Para Newen la explicación había concluido y se volvió para seguir su camino, siempre con el bulto de ropa entre sus brazos. Cordelia se preguntó qué clase de ropa le podría haber conseguido una anciana ciega en la cima de una montaña.

Capítulo XIII

El estómago de Cordelia no estaba menos vacío que el de Newen, de modo que cuando regresaron a la cabaña ella lamentó tanto como él que no hubiese una buena comida esperándolos. Confiaba en que él guardase algo para emergencias, aunque fuera enlatado... y que le permitiese comerlo. Estaba dispuesta hasta a rogar un poco para comer esa noche. ¡Es que llevaba casi un ayuno completo!

Al entrar, y después de asegurar la puerta con una enorme tranca de madera, Newen, siempre en silencio, se encaminó a la mesa de herramientas y depositó allí el bulto. Luego se quitó la chaqueta y el cinto, dejando ambas cosas colgadas del gancho de la entrada. Con parsimonia se dirigió a la sección de la cocina y fabricó una antorcha de papel de diario que, una vez encendida, acercó a la leña de la chimenea. Ésta encendió un delicioso fuego que templó el ánimo de Cordelia, aunque su estómago seguía vacío. Con timidez se sentó en el suelo, junto a las llamas, todavía envuelta en la manta de lana, y dejó que sus ojos divagaran por las fantásticas figuras de fuego danzante, hasta que se sintió casi hipnotizada.

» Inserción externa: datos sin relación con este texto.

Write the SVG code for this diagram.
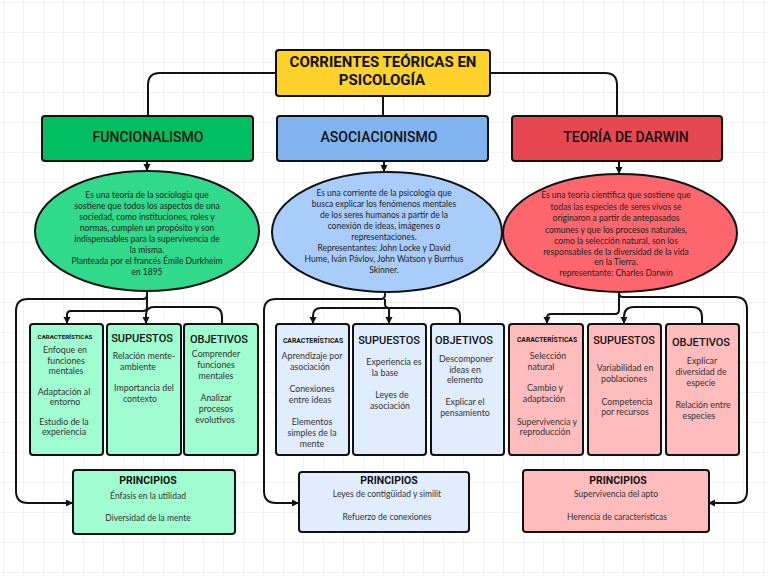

Desde su lugar junto a la hornalla del anafe, el guardaparque la observaba furtivamente. No había hablado más después de que él le revelara la condición de la
machi.
Era evidente que la mujer blanca nada sabía de los ojos del espíritu. Mejor así. No quería que nada de ella le gustase. Prefería saberla distante, altiva, despreciativa e ignorante de las cosas de la gente de la tierra. Eso haría más fácil odiarla.

Sin embargo, al verla así, junto al fuego, sentada con las piernas cruzadas... esas bonitas piernas, con la manta alrededor de su pelo trenzado, que ahora se veía desprendido y ondeando en torno al óvalo de su rostro, con los ojos cerrados, parecía ella misma una
machi,
una mediadora con el mundo de lo sobrenatural, un alma sanadora, capaz de aliviar el dolor y devolver la energía al cuerpo. Desechó esa fantasía con un gesto. ¿Cómo podía pensar en ella de esa forma? Una mujer de su clase, blanca y fina, educada a la europea... Ella jamás se compadecería de los sufrimientos de los indios.

Él no tenía sangre mapuche, pero compartía algunas cosas con la gente de aquella tierra. Y en particular con algunos de ellos, como Cipriano y Damiana, que le habían brindado ayuda cuando la necesitaba. Con Damiana, en especial, se sentía unido. No sólo porque ella le había enseñado muchas dotes curativas que él solía poner en práctica con los animales y consigo mismo, sino porque en una época había vivido con su hija como marido y mujer. Claro que él había sabido desde el principio que la muchacha estaba enferma, y por eso aquella relación no lo comprometía. Pero era cierto que habían sido buenos momentos aquellos. Ayelén era una joven dulce y sacrificada. Desde el principio, supo que el corazón de Newen no podía pertenecerle. Aun así, le brindó su amor incondicional y él no podía olvidar eso. Tampoco quería compartir ese recuerdo con alguien como Cordelia, hermosa hechicera del mal. La mujer capaz de resucitar en él el demonio que lo llevaba a matar. Los dioses podían estar satisfechos, pues el castigo sería eterno.